GIVEN PROBLEM:
Your answer should be a single number: the count of lines containing "this".
:: RECORDS SUPPLIED
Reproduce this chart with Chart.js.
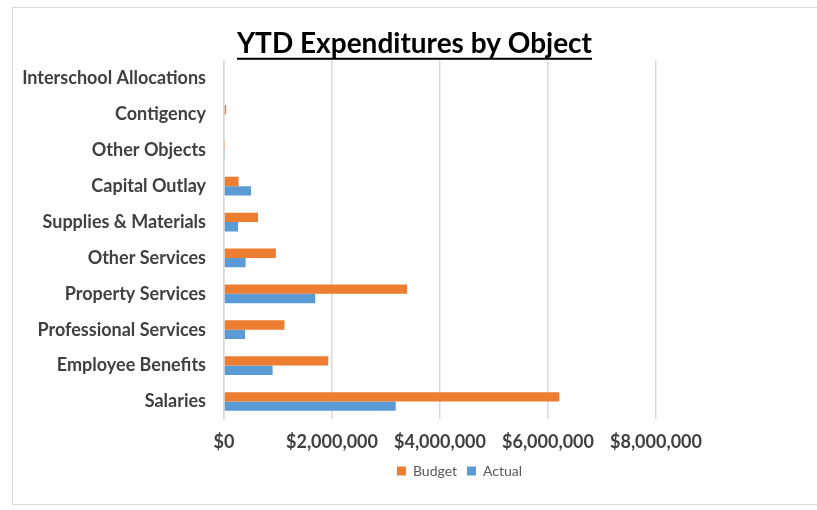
::::
:: RECORDS SUPPLIED
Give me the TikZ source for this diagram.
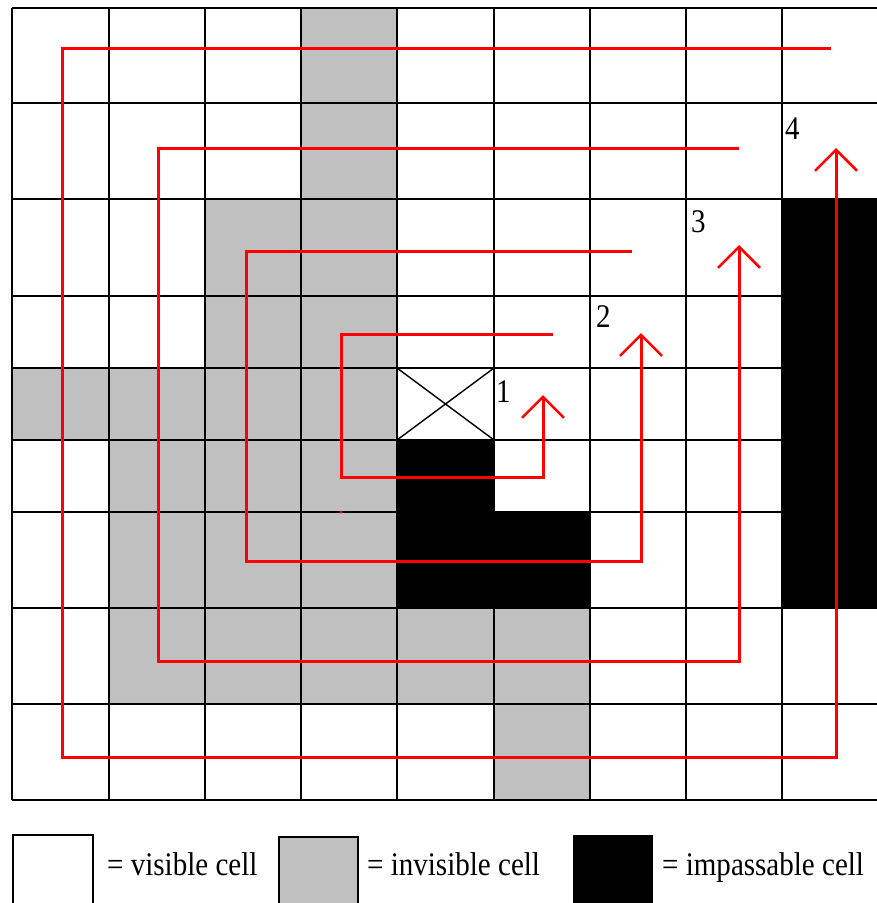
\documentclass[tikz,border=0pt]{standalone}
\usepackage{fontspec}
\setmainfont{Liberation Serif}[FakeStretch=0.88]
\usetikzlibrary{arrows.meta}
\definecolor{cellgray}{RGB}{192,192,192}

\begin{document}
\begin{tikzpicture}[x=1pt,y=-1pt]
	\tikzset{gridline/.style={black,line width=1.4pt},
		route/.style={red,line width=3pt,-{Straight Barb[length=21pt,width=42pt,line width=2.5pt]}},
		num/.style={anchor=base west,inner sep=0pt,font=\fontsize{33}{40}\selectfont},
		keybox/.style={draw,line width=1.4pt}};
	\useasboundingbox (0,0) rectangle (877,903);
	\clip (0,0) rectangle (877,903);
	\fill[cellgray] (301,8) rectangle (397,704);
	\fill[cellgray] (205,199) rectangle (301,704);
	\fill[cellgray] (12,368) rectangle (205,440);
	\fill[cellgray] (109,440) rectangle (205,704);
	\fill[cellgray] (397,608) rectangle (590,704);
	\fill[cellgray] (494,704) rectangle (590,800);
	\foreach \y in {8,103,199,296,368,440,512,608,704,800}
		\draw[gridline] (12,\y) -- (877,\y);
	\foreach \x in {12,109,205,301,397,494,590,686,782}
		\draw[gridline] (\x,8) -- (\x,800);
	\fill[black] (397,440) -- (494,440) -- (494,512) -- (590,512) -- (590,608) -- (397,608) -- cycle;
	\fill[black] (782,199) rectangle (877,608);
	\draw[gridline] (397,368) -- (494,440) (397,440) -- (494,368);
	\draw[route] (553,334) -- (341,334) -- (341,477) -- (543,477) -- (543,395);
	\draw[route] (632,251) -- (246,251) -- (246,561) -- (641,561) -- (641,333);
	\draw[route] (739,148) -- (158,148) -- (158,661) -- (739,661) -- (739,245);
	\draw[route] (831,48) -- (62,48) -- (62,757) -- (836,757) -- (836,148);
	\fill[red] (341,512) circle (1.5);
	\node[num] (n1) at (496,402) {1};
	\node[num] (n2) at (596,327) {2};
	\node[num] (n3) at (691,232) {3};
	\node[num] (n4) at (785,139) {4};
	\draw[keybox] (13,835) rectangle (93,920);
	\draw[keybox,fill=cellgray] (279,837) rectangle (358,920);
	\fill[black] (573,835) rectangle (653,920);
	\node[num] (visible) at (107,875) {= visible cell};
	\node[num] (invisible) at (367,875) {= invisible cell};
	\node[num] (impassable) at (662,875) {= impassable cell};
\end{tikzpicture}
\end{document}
::::
ANSWER TO THE EXERCISE:
2